When adding liability to your homeowner, auto, and property policies, you could be forgiven for cringing at the total cost, which can be tens of thousands of dollars. But there are ways to keep costs down without cutting back on your coverage. David Moore, owner of Moore Holdings, a New York City-based holding company that owns six businesses, has developed a system for negotiating rates on any kind of business or personal insurance. First, he says, understand that a single broker looking for proposals from a dozen different insurance companies is not truly generating competitive bids. Why? That broker typically has good relationships with one or two companies and the other insurance companies know that they have little chance of earning that broker's--and your--business. As a result, they won't put in the time to give you a serious quote. Bill Montgomery, owner of Insurance Works, an insurance agency in Dayton, Ohio, confirms Moore's view. "Agents typically get the best quotes from the insurance companies they work with all the time," he says. Additionally, no matter how much you love your broker, he or she works on commission and has a strong incentive to keep your premiums high. Brokers generally take 10 to 12 percent of the premiums you pay every year, according to the Insurance Information Institute.
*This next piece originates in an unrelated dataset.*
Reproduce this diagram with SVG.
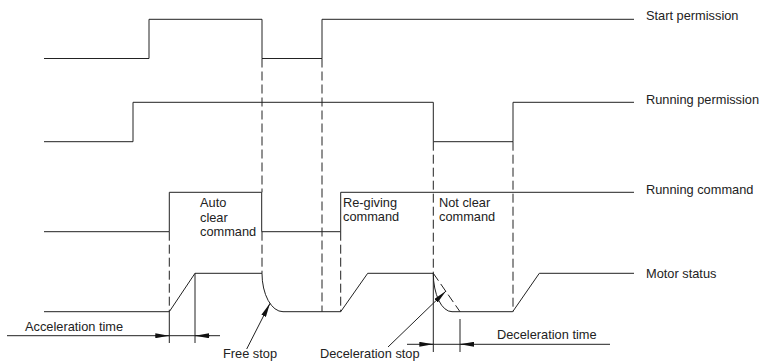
<svg xmlns="http://www.w3.org/2000/svg" width="760" height="361" viewBox="0 0 760 361">
<style>
.sig{fill:none;stroke:#222;stroke-width:1}
.dash{fill:none;stroke:#222;stroke-width:1;stroke-dasharray:9 4}
.dim{fill:none;stroke:#222;stroke-width:1}
text{font-family:"Liberation Sans",Arial,sans-serif;font-size:12.8px;fill:#222}
</style>
<defs>
<marker id="ah" viewBox="0 0 14 5" refX="14" refY="2.5" markerWidth="14" markerHeight="5" markerUnits="userSpaceOnUse" orient="auto">
<path d="M0,0 L14,2.5 L0,5 z" fill="#111"/>
</marker>
</defs>
<rect width="760" height="361" fill="#fff"/>
<g id="start-permission">
<path class="sig" d="M44,58.5 H149 V19.3 H262 V58.5 H322 V19.3 H634"/>
<text x="646" y="20">Start permission</text>
</g>
<g id="running-permission">
<path class="sig" d="M44,141.7 H133 V102.3 H433.3 V141.7 H513 V102.3 H634"/>
<text x="646" y="104">Running permission</text>
</g>
<g id="running-command">
<path class="sig" d="M44,231.7 H169.3 V192.3 H261.7 V231.7 H340.7 V192.3 H634"/>
<text x="646" y="194">Running command</text>
<text x="200" y="207">Auto</text>
<text x="200" y="221.5">clear</text>
<text x="200" y="236">command</text>
<text x="343" y="207">Re-giving</text>
<text x="343" y="221">command</text>
<text x="439" y="207">Not clear</text>
<text x="439" y="221">command</text>
</g>
<g id="motor-status">
<path class="sig" d="M44,311.7 H169.3 L195,273.3 H262 A21,38.4 0 0 0 283,311.7 H340.7 L367.7,273.3 H433.3 A18.7,38.4 0 0 0 452,311.7 H512.7 L539.3,273.3 H634"/>
<path class="dash" d="M433.3,273.3 L460,311.7"/>
<text x="646" y="278">Motor status</text>
</g>
<g id="connectors">
<path class="dash" d="M262,58.5 V192.3 M262,231.7 V273.3"/>
<path class="dash" d="M322,58.5 V311.7"/>
<path class="dash" d="M169.3,231.7 V311.7"/>
<path class="dash" d="M340.7,231.7 V311.7"/>
<path class="dash" d="M433.3,141.7 V273.3"/>
<path class="dash" d="M513,141.7 V311.7"/>
</g>
<g id="acceleration-time">
<path class="dim" d="M7,335.7 H220 M169.3,311.7 V343 M195,273.3 V343"/>
<line class="dim" x1="155" y1="335.7" x2="169.3" y2="335.7" marker-end="url(#ah)"/>
<line class="dim" x1="210" y1="335.7" x2="195" y2="335.7" marker-end="url(#ah)"/>
<text x="25" y="330.5">Acceleration time</text>
</g>
<g id="deceleration-time">
<path class="dim" d="M407,344.3 H610 M433.3,273.3 V352 M460,319 V352"/>
<line class="dim" x1="420" y1="344.3" x2="433.3" y2="344.3" marker-end="url(#ah)"/>
<line class="dim" x1="474" y1="344.3" x2="460" y2="344.3" marker-end="url(#ah)"/>
<text x="497" y="339">Deceleration time</text>
</g>
<g id="free-stop">
<line class="dim" x1="246.7" y1="349" x2="270" y2="303.3" marker-end="url(#ah)"/>
<text x="223" y="358">Free stop</text>
</g>
<g id="deceleration-stop">
<line class="dim" x1="388" y1="347" x2="446" y2="291" marker-end="url(#ah)"/>
<text x="320" y="358">Deceleration stop</text>
</g>
</svg>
So Moore suggests dividing up the playing field. A few months before your insurance is set to renew, tell your broker you're going to shop for insurance. In writing, give him permission to speak to two or three specific insurance companies and no others. Take a similar request, in writing, to one or two other brokers. By having each broker get proposals from two or three different insurance companies, you're inviting competition between the insurance companies and between the brokers. "A new broker has an incentive to look at your current insurance coverage with a critical eye, and he or she is very happy to point out gaps in insurance," Moore says. Using his system to shop for insurance last year, Moore saved 30 percent on a package of auto, home, personal property, and general liability policies. Now he pays $22,500, down from about $32,000 two years ago.
You can also boost your coverage without causing premiums to skyrocket by increasing the deductibles on all your insurance policies. Then, use the money you save on premiums to increase your coverage, say from $1 million to $3 million, suggests Stuart E. Lucas, author of Wealth: Grow It, Protect It, Spend It, and Share It. This is particularly sensible for property and auto insurance, Lucas says. Say you get a ding in your car. "The cost of that repair--a few hundred bucks--is not going to destabilize your asset base," he says. "If you're healthy and responsible, you're an ideal candidate to self-insure for noncatastrophic events."
That strategy makes sense for Sikorski. After selling his business, he increased the annual deductibles on both of his $2 million homes to $5,000 each, which saved him 12.5 percent on premiums. He boosted his auto deductibles to $1,000, which cut his premiums by 5 percent--no small sum considering he insures two Hummers and a Porsche. "I'm assuming a much higher risk than I did back then, because then I didn't have any extra money if something went wrong," he says. "But why pay those extra premiums?"